“Descendants of Irishmen may well feel proud of the honorable part which the Irish race has borne in the settlement and development of the country. As early as 1649, Cromwell, by his cruel policy, transported 45,000 of them beyond the seas. A large number came to Barbadoes. Many of them afterwards came to the continent of North America.

“The revolution of 1688 in England, and the acts of British Parliament to discourage manufactures in Ireland, drove 100,000 operatives out of Ireland, and a writer of that time says multitudes of them went to America.

“In 1729 a writer stated that 3000 males left Ulster yearly for the American colonies. And the arrivals at the port of Philadelphia for 1729 are set down as: English and Welsh, 267; Scotch, 43; German, 343; Irish, 5655, or a proportion of ten Irish immigrants to one from all other European nations. This constant influx continued, though not in so great proportion. So we see what an important factor they were in the settlement of the colonies.

“James Logan, of Lurgan, Ire., came over with William Penn, and complaint was made against him that public Mass was permitted in the colony.

“The name of Logan has through all our history been honorably identified with every step of our progress. In 1729 several families came from Longford, Ire., who were landed at Cape Cod, but made their way to New York. Among them was Charles Clinton, whose three children became historical men in the annals of New York. The colony of Maryland was largely settled from Ireland; the Carrolls, whose names are indissolubly associated with American history, coming to the colony in 1689.
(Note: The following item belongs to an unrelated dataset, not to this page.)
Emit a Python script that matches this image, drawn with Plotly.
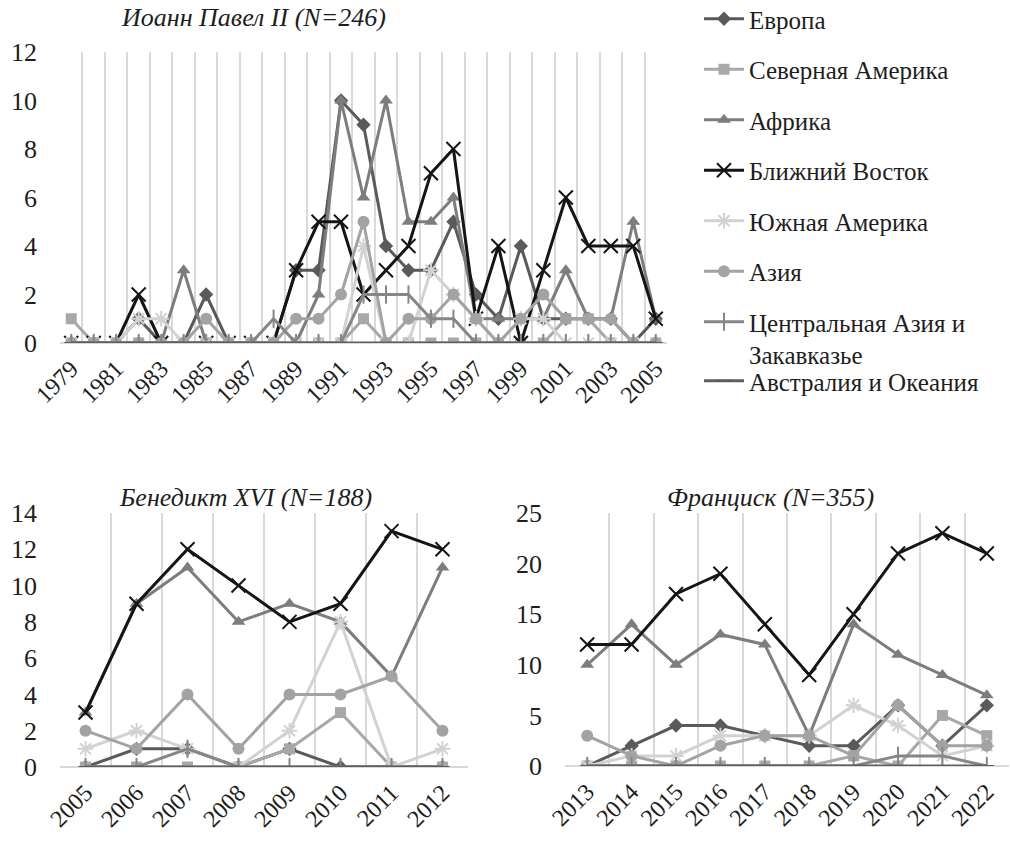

“In 1710 we find in Virginia along the Blue Ridge, in what are now the counties of Patrick and Rockbridge, the McDowells, Breckenridges, McDuffies, McGruders, and others, and the two rivers Mayo, and the towns called McGaheysville, Healysville, Kennedysville, McFarland, Lynchburg, and Kinsdale,—all names that tell us plainly what was the origin of the settlers.

“In 1737 an Irish settlement was established on the Santee River in South Carolina, and the historian of that time says none has furnished so many settlers to this province as Ireland.
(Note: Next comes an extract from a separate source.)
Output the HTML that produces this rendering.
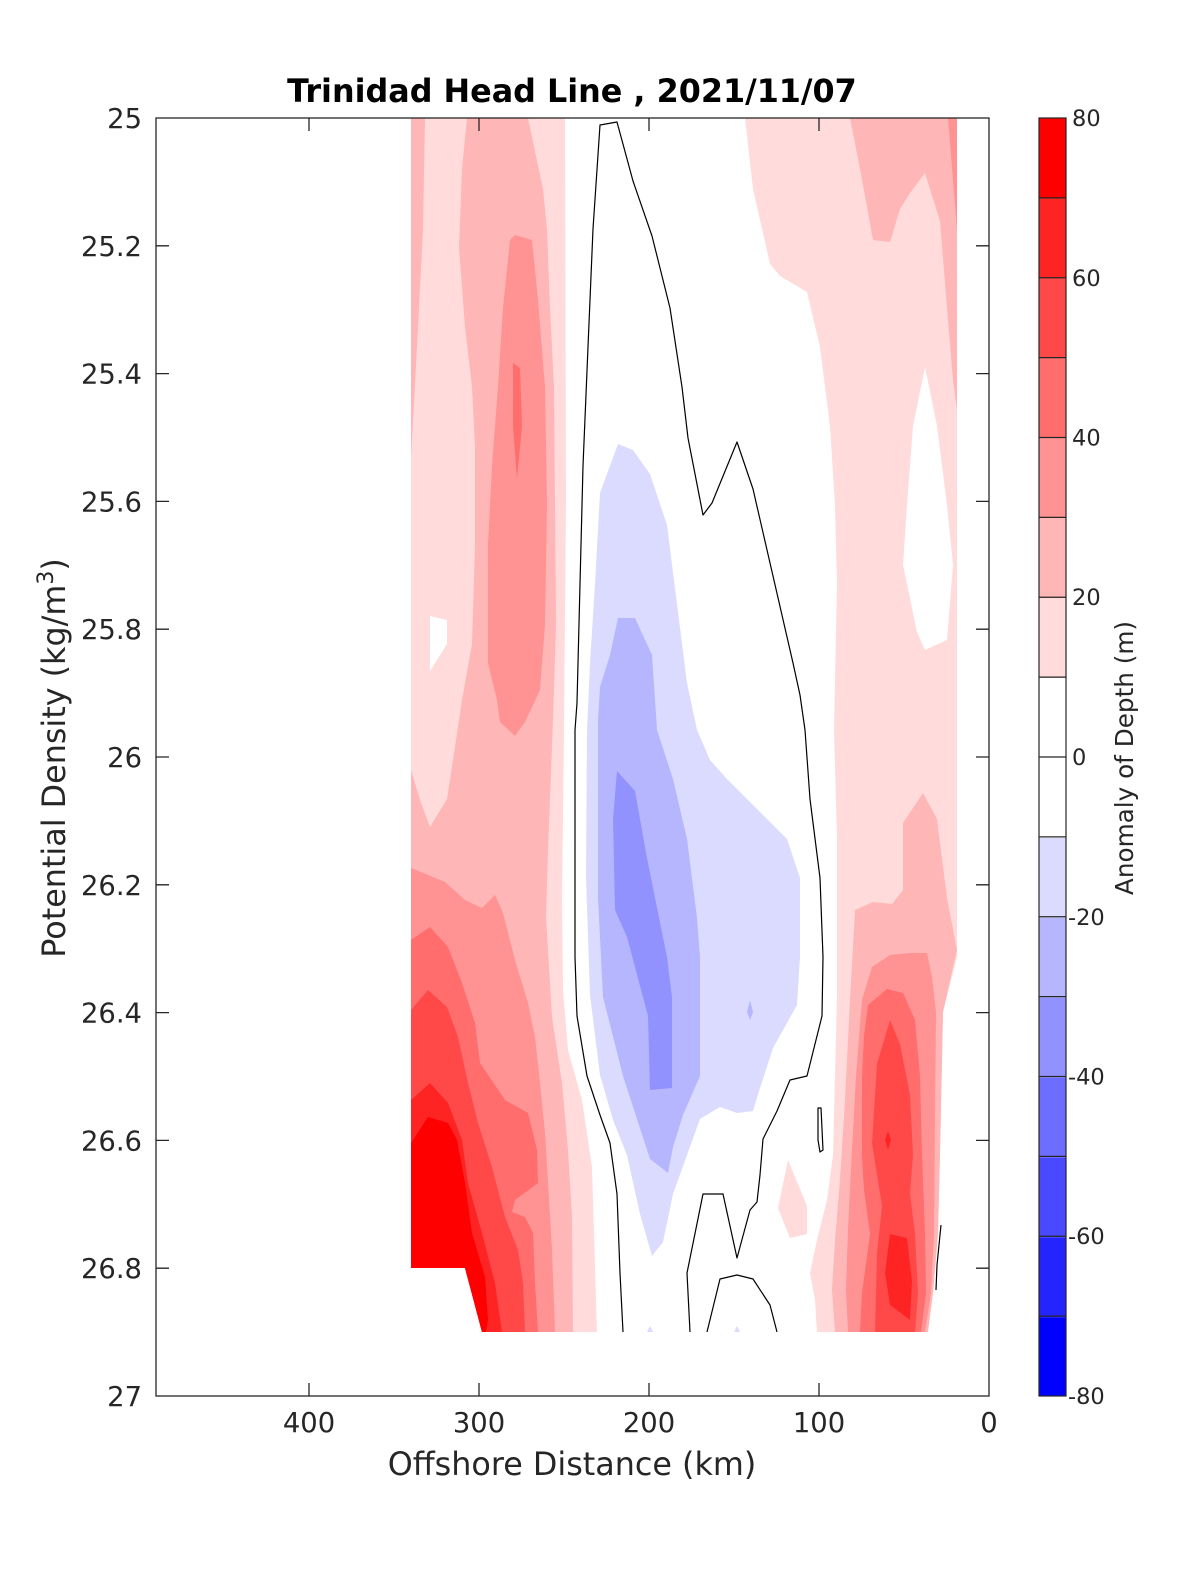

“In 1746 Daniel Boone commenced the settlement of Kentucky, and had with him Hugh McGrady, also Harland and McBride.

“In the Massachusetts Bay Colonies, prejudices against natives of Ireland existed almost from the settlement of the colony. There were restrictions as to land, and in 1720 the General Court warned settlers from Ireland to leave the colony within seven months.

“As you all know, in 1737 the Charitable Irish Society was founded here in Boston by twenty-six natives of Ireland, Robert Duncan heading the list. William Hall was the first president, and in that list of names are the founders of many distinguished Boston families, some of whom, I am sorry to say, are not inclined to own their origin, or choose rather to call themselves Scotch-Irish, an appellation which their ancestors would have despised. We find at Concord the burial place of Hugh Cargill, born in Ballyshannon, who came to this country, in 1744, a poor emigrant, acquiring no mean estate, leaving as a legacy the Stratton farm to the town of Concord to be used for the poor.